** Charts and diagrams as code **
%%
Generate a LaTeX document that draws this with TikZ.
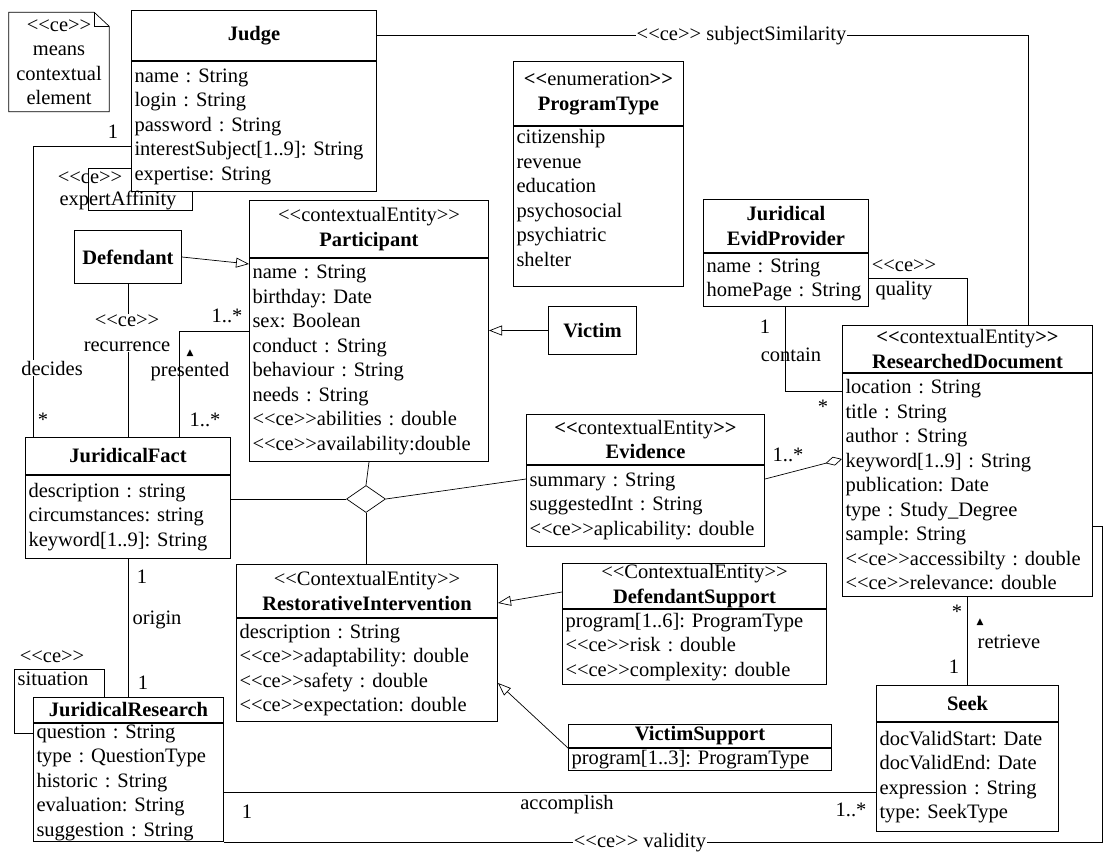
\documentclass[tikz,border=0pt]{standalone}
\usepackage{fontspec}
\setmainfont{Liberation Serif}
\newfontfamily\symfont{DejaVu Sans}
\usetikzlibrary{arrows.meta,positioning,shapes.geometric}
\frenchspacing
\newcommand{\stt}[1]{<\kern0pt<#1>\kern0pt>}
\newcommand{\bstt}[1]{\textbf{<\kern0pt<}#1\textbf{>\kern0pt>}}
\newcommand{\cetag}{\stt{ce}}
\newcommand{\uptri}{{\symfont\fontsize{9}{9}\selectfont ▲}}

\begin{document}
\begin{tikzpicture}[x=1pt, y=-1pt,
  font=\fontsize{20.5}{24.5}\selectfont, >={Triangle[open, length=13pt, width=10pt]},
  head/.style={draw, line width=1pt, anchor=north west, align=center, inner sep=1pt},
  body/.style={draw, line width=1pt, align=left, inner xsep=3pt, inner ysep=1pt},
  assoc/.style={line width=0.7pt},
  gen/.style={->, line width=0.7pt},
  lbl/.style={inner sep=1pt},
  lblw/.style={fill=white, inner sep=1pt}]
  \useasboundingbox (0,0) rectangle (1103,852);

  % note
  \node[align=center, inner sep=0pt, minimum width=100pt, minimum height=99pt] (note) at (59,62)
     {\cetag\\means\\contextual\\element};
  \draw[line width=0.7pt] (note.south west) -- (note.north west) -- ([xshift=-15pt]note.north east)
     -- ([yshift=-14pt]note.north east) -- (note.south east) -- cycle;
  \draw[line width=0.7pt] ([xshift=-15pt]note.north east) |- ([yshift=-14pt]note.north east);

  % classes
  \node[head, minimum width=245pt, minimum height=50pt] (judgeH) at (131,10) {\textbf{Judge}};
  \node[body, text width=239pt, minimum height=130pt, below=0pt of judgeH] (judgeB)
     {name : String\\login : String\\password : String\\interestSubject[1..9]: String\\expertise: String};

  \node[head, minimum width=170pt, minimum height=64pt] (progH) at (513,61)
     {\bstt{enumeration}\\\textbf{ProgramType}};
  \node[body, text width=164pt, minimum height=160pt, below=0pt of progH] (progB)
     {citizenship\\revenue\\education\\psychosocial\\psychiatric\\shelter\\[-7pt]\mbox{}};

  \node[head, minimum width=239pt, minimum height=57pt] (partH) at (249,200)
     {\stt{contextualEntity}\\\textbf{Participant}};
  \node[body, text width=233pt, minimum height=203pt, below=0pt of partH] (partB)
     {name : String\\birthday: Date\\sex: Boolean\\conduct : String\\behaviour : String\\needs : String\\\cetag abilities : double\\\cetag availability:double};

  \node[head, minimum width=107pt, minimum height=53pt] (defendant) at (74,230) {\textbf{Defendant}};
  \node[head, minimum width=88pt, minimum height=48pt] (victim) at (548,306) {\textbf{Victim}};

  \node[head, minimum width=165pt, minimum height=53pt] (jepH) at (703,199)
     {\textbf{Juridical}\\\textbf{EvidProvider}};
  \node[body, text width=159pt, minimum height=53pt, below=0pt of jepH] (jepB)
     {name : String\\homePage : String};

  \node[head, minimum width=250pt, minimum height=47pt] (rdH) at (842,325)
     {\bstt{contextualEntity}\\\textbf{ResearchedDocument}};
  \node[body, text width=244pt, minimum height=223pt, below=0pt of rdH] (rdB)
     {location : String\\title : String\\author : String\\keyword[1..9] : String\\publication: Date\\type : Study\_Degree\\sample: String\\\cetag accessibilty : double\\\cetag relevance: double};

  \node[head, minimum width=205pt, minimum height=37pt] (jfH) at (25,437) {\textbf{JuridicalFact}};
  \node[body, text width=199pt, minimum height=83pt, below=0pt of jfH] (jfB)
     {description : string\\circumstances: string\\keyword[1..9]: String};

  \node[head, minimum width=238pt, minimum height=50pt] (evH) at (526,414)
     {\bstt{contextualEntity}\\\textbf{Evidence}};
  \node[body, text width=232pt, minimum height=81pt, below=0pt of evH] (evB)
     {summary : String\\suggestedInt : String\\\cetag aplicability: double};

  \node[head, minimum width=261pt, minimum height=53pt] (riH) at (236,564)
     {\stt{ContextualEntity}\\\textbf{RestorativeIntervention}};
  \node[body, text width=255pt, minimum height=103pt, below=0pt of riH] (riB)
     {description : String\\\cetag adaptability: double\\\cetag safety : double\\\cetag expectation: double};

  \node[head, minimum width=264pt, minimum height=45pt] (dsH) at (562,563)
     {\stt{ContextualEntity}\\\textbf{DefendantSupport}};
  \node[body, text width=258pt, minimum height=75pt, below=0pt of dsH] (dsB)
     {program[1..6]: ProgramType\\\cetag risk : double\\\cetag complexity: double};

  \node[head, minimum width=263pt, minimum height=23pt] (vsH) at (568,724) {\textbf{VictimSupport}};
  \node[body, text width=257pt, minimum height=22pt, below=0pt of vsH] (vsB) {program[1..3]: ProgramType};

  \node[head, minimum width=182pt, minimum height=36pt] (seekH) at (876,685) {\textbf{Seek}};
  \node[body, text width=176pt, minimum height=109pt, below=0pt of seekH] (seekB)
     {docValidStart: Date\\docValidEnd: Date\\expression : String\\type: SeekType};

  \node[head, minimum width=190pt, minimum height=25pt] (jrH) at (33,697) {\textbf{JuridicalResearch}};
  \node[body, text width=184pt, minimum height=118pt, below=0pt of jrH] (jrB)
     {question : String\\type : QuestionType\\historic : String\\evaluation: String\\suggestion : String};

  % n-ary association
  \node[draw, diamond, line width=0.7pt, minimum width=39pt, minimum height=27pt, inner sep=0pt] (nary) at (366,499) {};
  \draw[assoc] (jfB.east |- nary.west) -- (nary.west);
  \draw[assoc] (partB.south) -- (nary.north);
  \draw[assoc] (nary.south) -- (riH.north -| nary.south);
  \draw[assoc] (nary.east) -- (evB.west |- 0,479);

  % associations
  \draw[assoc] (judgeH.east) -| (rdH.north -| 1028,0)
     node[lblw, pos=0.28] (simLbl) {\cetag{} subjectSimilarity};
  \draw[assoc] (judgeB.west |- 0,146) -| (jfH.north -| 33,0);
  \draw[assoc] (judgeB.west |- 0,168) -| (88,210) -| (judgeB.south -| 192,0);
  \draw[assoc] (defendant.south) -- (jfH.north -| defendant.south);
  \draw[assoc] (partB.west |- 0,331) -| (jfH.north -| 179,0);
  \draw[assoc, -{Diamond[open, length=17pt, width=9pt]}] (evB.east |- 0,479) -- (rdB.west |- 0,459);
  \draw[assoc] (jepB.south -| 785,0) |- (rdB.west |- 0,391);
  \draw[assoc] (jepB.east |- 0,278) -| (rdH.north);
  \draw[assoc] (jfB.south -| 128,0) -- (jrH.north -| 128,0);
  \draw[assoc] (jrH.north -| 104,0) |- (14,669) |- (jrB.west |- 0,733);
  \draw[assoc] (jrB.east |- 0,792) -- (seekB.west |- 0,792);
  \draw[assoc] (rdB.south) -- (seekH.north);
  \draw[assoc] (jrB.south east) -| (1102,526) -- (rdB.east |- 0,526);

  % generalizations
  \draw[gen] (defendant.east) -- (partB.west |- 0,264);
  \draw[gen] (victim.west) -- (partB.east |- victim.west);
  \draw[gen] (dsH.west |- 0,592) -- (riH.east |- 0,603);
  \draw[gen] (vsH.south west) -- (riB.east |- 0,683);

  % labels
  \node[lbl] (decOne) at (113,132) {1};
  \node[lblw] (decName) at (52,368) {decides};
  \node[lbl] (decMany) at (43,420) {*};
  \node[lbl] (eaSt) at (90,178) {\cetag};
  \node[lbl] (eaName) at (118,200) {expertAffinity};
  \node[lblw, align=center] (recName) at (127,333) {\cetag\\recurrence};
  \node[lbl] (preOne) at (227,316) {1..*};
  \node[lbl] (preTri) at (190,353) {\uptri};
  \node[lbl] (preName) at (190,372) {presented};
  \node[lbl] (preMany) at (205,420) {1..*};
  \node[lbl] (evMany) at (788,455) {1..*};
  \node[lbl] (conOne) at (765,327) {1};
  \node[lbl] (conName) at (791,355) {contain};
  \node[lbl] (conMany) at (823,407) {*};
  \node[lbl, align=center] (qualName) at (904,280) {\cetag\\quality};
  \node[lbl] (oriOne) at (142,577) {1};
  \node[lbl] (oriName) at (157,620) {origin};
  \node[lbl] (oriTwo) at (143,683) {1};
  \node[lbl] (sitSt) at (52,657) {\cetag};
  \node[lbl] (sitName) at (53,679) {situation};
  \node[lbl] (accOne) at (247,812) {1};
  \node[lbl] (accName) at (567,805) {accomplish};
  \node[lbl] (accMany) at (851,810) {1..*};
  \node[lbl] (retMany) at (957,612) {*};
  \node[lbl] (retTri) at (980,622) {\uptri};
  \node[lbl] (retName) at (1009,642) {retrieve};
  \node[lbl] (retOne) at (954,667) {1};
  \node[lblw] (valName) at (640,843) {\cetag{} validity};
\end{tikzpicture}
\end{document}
%%
%%
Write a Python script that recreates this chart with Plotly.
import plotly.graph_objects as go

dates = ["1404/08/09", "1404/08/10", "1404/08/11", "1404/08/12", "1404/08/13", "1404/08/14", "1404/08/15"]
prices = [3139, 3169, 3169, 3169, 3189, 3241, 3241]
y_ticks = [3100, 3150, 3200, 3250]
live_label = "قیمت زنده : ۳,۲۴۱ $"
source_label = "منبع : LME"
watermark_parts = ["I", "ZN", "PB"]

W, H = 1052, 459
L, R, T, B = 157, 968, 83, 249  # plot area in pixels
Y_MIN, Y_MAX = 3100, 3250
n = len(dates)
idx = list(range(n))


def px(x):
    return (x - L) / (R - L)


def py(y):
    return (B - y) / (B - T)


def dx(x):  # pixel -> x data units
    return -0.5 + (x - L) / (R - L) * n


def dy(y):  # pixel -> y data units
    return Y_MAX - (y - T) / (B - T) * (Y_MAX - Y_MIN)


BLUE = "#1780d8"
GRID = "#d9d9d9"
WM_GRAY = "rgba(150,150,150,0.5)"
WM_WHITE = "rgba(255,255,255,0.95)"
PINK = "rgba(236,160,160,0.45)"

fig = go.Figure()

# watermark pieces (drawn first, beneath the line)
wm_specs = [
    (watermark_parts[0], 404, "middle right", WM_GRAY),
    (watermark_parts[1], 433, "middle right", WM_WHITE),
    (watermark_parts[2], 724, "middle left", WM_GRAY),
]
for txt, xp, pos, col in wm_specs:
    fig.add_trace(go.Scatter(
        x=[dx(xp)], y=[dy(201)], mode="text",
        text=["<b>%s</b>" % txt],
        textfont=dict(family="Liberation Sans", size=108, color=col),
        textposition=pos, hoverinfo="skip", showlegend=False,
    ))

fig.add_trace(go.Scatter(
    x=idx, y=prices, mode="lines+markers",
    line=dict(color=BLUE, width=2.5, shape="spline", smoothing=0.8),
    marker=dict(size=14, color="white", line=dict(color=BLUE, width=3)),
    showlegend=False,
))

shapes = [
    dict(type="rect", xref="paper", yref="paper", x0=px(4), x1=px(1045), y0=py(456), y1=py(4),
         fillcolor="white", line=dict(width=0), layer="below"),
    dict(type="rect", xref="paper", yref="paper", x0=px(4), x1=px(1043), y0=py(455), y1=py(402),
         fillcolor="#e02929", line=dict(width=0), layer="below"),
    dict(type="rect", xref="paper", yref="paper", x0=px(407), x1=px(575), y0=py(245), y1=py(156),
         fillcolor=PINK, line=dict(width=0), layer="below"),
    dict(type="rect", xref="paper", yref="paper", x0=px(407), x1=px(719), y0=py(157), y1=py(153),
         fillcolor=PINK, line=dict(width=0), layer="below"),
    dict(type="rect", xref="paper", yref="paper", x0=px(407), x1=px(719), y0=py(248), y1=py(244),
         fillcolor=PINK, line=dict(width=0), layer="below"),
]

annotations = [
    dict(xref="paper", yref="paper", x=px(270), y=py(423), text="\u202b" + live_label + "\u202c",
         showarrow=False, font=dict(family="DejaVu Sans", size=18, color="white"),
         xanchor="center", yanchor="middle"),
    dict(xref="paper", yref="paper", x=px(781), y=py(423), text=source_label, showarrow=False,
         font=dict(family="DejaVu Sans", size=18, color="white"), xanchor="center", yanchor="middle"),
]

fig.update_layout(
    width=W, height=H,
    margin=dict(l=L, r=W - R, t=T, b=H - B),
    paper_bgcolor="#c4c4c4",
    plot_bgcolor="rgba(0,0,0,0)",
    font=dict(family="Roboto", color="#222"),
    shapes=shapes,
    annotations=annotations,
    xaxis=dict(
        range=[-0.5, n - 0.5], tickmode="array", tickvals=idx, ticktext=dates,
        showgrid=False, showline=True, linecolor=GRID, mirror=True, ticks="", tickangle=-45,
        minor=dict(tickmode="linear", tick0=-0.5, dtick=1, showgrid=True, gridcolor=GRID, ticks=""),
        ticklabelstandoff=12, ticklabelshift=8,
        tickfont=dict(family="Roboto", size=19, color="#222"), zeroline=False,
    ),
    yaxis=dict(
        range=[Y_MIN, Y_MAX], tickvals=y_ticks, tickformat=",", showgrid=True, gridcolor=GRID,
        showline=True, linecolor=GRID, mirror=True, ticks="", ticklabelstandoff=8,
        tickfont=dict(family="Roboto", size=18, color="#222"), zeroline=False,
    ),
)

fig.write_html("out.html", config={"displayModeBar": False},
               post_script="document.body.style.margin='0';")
%%
** TASK PROMPT **
Copy out each line of the entries that holds "with".

** ANSWER TO THIS EXERCISE **
Generate a LaTeX document that draws this with TikZ.
Write a Python script that recreates this chart with Plotly.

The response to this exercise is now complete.